The liberal bully network strikes again (Updated)

The President of the California Fish and Game Commission, Daniel W. Richards, stirred up a row last week when he posted a picture of himself on a hunting web site with a mountain lion he had legally shot in Idaho, the Los Angeles Times reported.

Since Mountain lion hunting is illegal in California, and the Commission oversees those regulations, California's lieutenant governor, state assembly Democrats, and the Humane Society have called for Mr. Richard's resignation:

"Your actions have raised serious questions about whether you respect the laws of the people of California and whether you are fit to adequately enforce those laws,'' Assemblyman Ben Hueso (D-Logan Heights) wrote in a letter signed by 40 Democrats in the state Assembly.

Par for the course for California liberals, but Mr. Richards' response may be a lesson in standing up to the liberal bully network.

In a letter to Assemblyman Hueso, with a copy to Democratic Governor Jerry Brown, Mr. Richards sticks to his guns:

Do you really think a California commissioner is actually obligated to follow California laws across these United States?  Really?

... my 100 percent legal activity outside of California, or anyone else's for that matter, is none of your business...

Under your standards all Californians who enjoy gaming in Nevada are somehow ethically challenged as true Californians and should be removed from any official position.  My guess is the legislative chambers might look a little barren should that logic prevail...

... I will continue to hunt and fish wherever I please, as I have always done, ethically, licensed and proudly associating with true conservationists...

... There is ZERO chance I would consider resigning my position as President of the California Fish and Game Commission.  [emphasis in the original]

Mr. Richards was not yet finished.  He countered his critics who called it a trophy hunt by explaining in a radio interview that he ate the meat for dinner - "It's like a pork loin. It's white meat and it's really good," Richards said. "In frontier times, it was a delicacy."
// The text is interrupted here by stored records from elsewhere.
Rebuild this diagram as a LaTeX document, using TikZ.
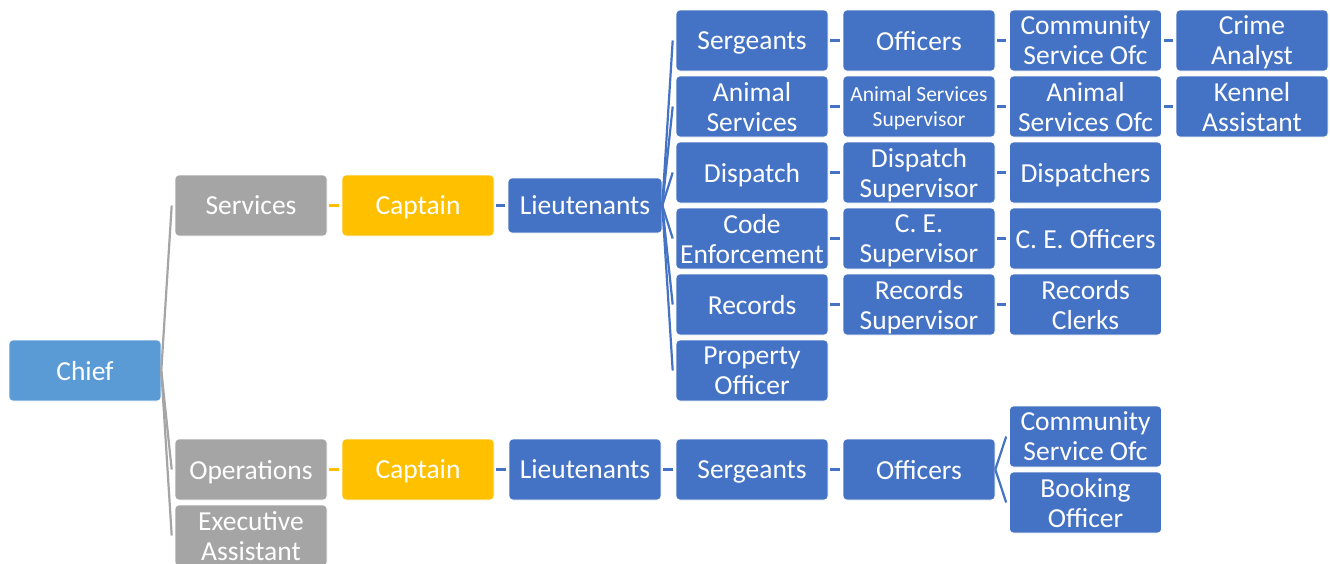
\documentclass[tikz,border=0pt]{standalone}
\usepackage{fontspec}
\setmainfont{Carlito}
\definecolor{boxblue}{HTML}{4472C4}
\definecolor{chiefblue}{HTML}{5B9BD5}
\definecolor{boxgray}{HTML}{A5A5A5}
\definecolor{boxgold}{HTML}{FFC000}
\newcommand{\boxfont}{\fontsize{27.5pt}{30pt}\selectfont}
\newcommand{\smallboxfont}{\fontsize{21.5pt}{25pt}\selectfont}
\tikzset{
  box/.style={rectangle, rounded corners=4pt, draw=white, line width=0.6pt,
    minimum width=152pt, minimum height=61pt, inner sep=0pt, text depth=0pt,
    text=white, align=center, font=\boxfont},
  bluebox/.style={box, fill=boxblue},
  graybox/.style={box, fill=boxgray},
  goldbox/.style={box, fill=boxgold},
  link/.style={line width=2.2pt, boxblue},
  graylink/.style={line width=2.2pt, boxgray},
  goldlink/.style={line width=2.2pt, boxgold},
}
\begin{document}
\begin{tikzpicture}[x=1pt, y=-1pt]
\useasboundingbox (0,0) rectangle (1330,563);

% root
\node[box, fill=chiefblue] (chief) at (85,370.5) {Chief};

% second level
\node[graybox] (services) at (251,205.5) {Services};
\node[graybox] (operations) at (251,469.5) {Operations};
\node[graybox] (exec) at (251,535.5) {Executive\\Assistant};

% services branch
\node[goldbox] (capS) at (418,205.5) {Captain};
\node[bluebox, minimum width=154pt, minimum height=55pt] (ltS) at (585,205.5) {Lieutenants};

\node[bluebox] (sgt)  at (752,40.5)  {Sergeants};
\node[bluebox] (anim) at (752,106.5) {Animal\\Services};
\node[bluebox] (disp) at (752,172.5) {Dispatch};
\node[bluebox] (code) at (752,238.5) {Code\\Enforcement};
\node[bluebox] (rec)  at (752,304.5) {Records};
\node[bluebox] (prop) at (752,370.5) {Property\\Officer};

\node[bluebox] (off)     at (919,40.5)  {Officers};
\node[bluebox, font=\smallboxfont] (animsup) at (919,106.5) {Animal Services\\Supervisor};
\node[bluebox] (dispsup) at (919,172.5) {Dispatch\\Supervisor};
\node[bluebox] (cesup)   at (919,238.5) {C. E.\\Supervisor};
\node[bluebox] (recsup)  at (919,304.5) {Records\\Supervisor};

\node[bluebox] (cso)      at (1085.5,40.5)  {Community\\Service Ofc};
\node[bluebox] (animofc)  at (1085.5,106.5) {Animal\\Services Ofc};
\node[bluebox] (dispers)  at (1085.5,172.5) {Dispatchers};
\node[bluebox] (ceoff)    at (1085.5,238.5) {C. E. Officers};
\node[bluebox] (recclk)   at (1085.5,304.5) {Records\\Clerks};

\node[bluebox] (crime)  at (1252,40.5)  {Crime\\Analyst};
\node[bluebox] (kennel) at (1252,106.5) {Kennel\\Assistant};

% operations branch
\node[goldbox] (capO) at (418,469.5) {Captain};
\node[bluebox] (ltO)  at (585,469.5) {Lieutenants};
\node[bluebox] (sgtO) at (752,469.5) {Sergeants};
\node[bluebox] (offO) at (919,469.5) {Officers};
\node[bluebox] (csoO) at (1085.5,436.5) {Community\\Service Ofc};
\node[bluebox] (book) at (1085.5,502.5) {Booking\\Officer};

% fans from a parent to several children
\foreach \c in {services, operations, exec}
  \draw[graylink] (chief.east) -- ([xshift=-3pt]\c.west);
\foreach \c in {sgt, anim, disp, code, rec, prop}
  \draw[link] (ltS.east) -- ([xshift=-3pt]\c.west);
\foreach \c in {csoO, book}
  \draw[link] (offO.east) -- ([xshift=-3pt]\c.west);

% short links to a single child
\draw[goldlink, shorten <=2pt, shorten >=3pt] (services.east) -- (capS.west);
\draw[goldlink, shorten <=2pt, shorten >=3pt] (operations.east) -- (capO.west);
\foreach \a/\b in {capS/ltS, capO/ltO, ltO/sgtO, sgtO/offO,
                   sgt/off, off/cso, cso/crime,
                   anim/animsup, animsup/animofc, animofc/kennel,
                   disp/dispsup, dispsup/dispers,
                   code/cesup, cesup/ceoff,
                   rec/recsup, recsup/recclk}
  \draw[link, shorten <=2pt, shorten >=3pt] (\a.east) -- (\b.west);
\end{tikzpicture}
\end{document}
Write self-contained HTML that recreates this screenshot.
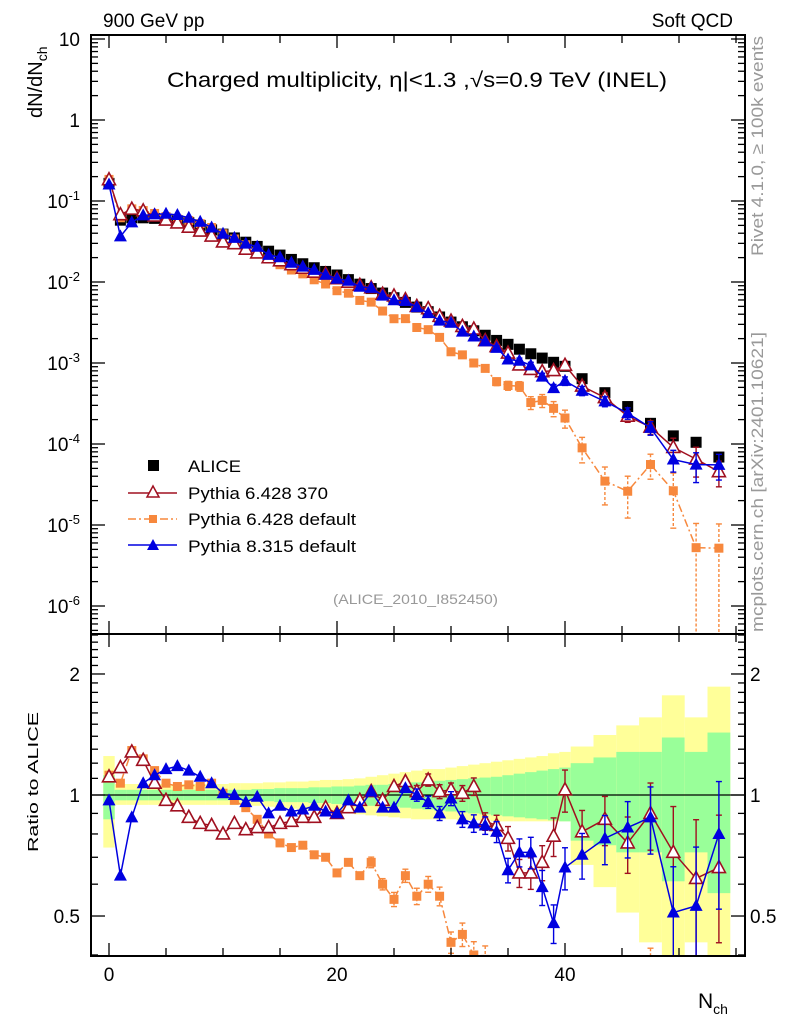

Richards, a Republican, went on to accuse his Humane Society critics of "having an agenda to outlaw hunting and fishing nationwide and of trying to infiltrate the Department of Fish and Game," as reported in a Times update.

Mr. Richards has invited a counterattack from his opponents.  A San Jose Mercury News column indicates that the state Legislature, with strong Democrat majorities, could remove Mr. Richards from his position with a simple majority vote, possibly "within a few days," which could result for the first time in an environmentalist majority on the five-member commission.

The Mercury News analysis describes the bigger picture, with 80 percent of Californians now living in urban areas:

It's the latest example of a cultural shift afoot in America's most populous state -- a profound change involving urban and rural, old and young, red and blue -- in which the traditional political power of hunters and fishermen is in steady decline while environmentalists and animal rights groups have grown in influence.

Since 1970, the number of people with hunting licenses in California has fallen 61 percent, to just 268,000 last year, even as the state population has doubled.

Mr. Richards, for his part, said in his radio interview that he didn't know his mountain lion photo "would lead to anything like this," but it looks like the environmental bully network may try to use the incident to stage a palace coup at California Fish and Game.

Update:

As a reader has pointed out, and the New York Times and others have reported, an ethics violation has been filed by a "former California Democratic official" alleging that Mr. Richards accepted part of the $6,800 cost of the mountain lion hunt as a gift, in violation of California law limiting gifts to public officials to $420 per year.  The complaint also alleges that the gift was not reported within the required 30 day time period.

The California Fair Political Practices Commission is required by law to "look at the evidence and do a preliminary assessment" before deciding on a full investigation of the matter, according to reports.

It appears that Mr. Richards may have even more trouble on his hands than he bargained for.